Fast forward 12 years when God gave us the beautiful gift of Ava. It was different from the very beginning. Not planned, carefree and easy pregnancy (yes even as AMA - advanced maternal age), only gained 35 pounds versus 60 pounds (yes, really), and the list goes on. Unfortunately, the morning sickness was the same. Even more surprising to many friends and family we decided not to find out what we were having. I am typically the person that is over prepared and can't handle surprises. Since my mom is not on FB or rarely reads the Blog, I can admit that I snooped with success almost every Christmas. I still cannot express the amazing feeling I had in my heart when we saw that it was a girl. I was truly expecting a boy. Thank you Kristin for capturing the moment for us!

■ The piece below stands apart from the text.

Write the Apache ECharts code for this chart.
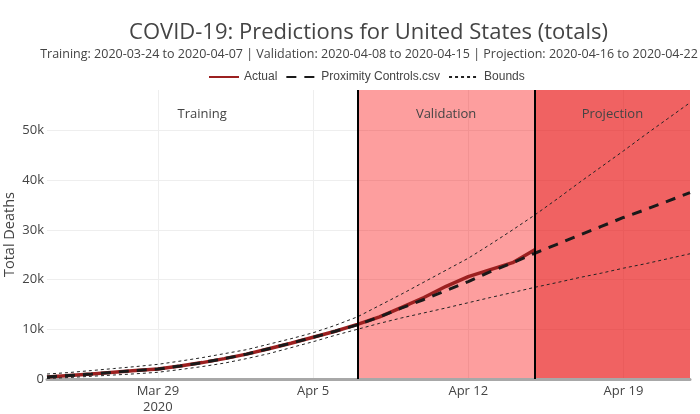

Nineteen months later I am focused on the saying "mistakes are okay if you learn from them." I am an educator and I do believe that but the first step is realizing that you made the mistake in the first place. But what about parenting? As I stated earlier with Jacob and Zachary, there was not enough time to realize the mistakes, let alone make any changes. So I ask myself, "what mistakes did I make, have I learned from them, what can I do to make sure I don't make them again?" I do not seek to be the perfect parent or perfect wife, daughter, sister, or friend but I pray that whatever choices or decisions I make will always glorify God. How do we know that we, as parents, are making the right decisions for our children? Are we giving them every opportunity to discover the gifts God gave them and be able to use their gifts for His glory?